Jeffries described why the Corps and the Army are concerned about what happens in the Arctic. “The Arctic is an integral part of the Earth’s system; it isn’t a cold, dark distant region that exists separate or isolated from the rest of the world,” he said. “The U.S. is an Arctic nation — Alaska is America’s Arctic. The Army and Air Force have a considerable military presence there, protecting the northern flank of the U.S.”

“There is much to protect: in addition to a population of almost three quarters of a million people, there are the Bering Sea fishery, North Slope oil and other natural resources such as minerals, forests and natural gas. Changes are now taking place in snow cover, permafrost and vegetation that are critical to armed forces activities; these changes will impact infrastructure, such as roads, runways and pipelines, and will accelerate coastal erosion.

“Offshore, summer sea ice retreat is opening the Arctic Ocean, leading to growing interest in the Arctic and its natural resources by Arctic and non-Arctic nations. Retreating sea ice cover is leading to a longer open water season, raising the prospect of an increase in maritime shipping and calls to build a deep water port in a place where the U.S. currently has none,” he said.

Changes taking place in the Arctic impact everyday life in the lower 48 states that comprise the U.S. mainland as well. “There is a growing body of evidence that the warming of the Arctic is affecting lower latitudes,” Jeffries said. “The polar vortex events, for example, are cold air outbreaks from the Arctic that affect the weather, and they’re increasing in duration and severity.”  
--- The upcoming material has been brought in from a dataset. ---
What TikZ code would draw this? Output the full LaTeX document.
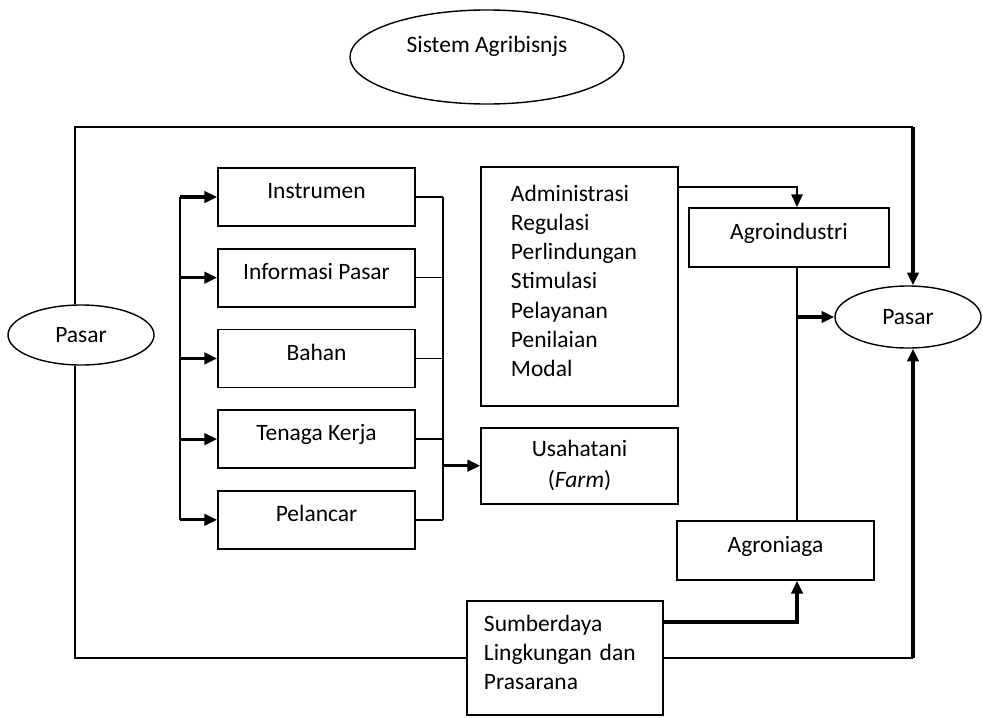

“The hypothesis is that a diminished temperature gradient between the Arctic and mid-latitude regions of the Earth is slowing the jet stream, which now favors a more meandering north-south path and shift to lower latitudes, bringing Arctic air to the ‘lower 48’ and elsewhere,” he said. “That wavier jet stream extending into lower latitude regions is what the media has been calling the polar vortex.”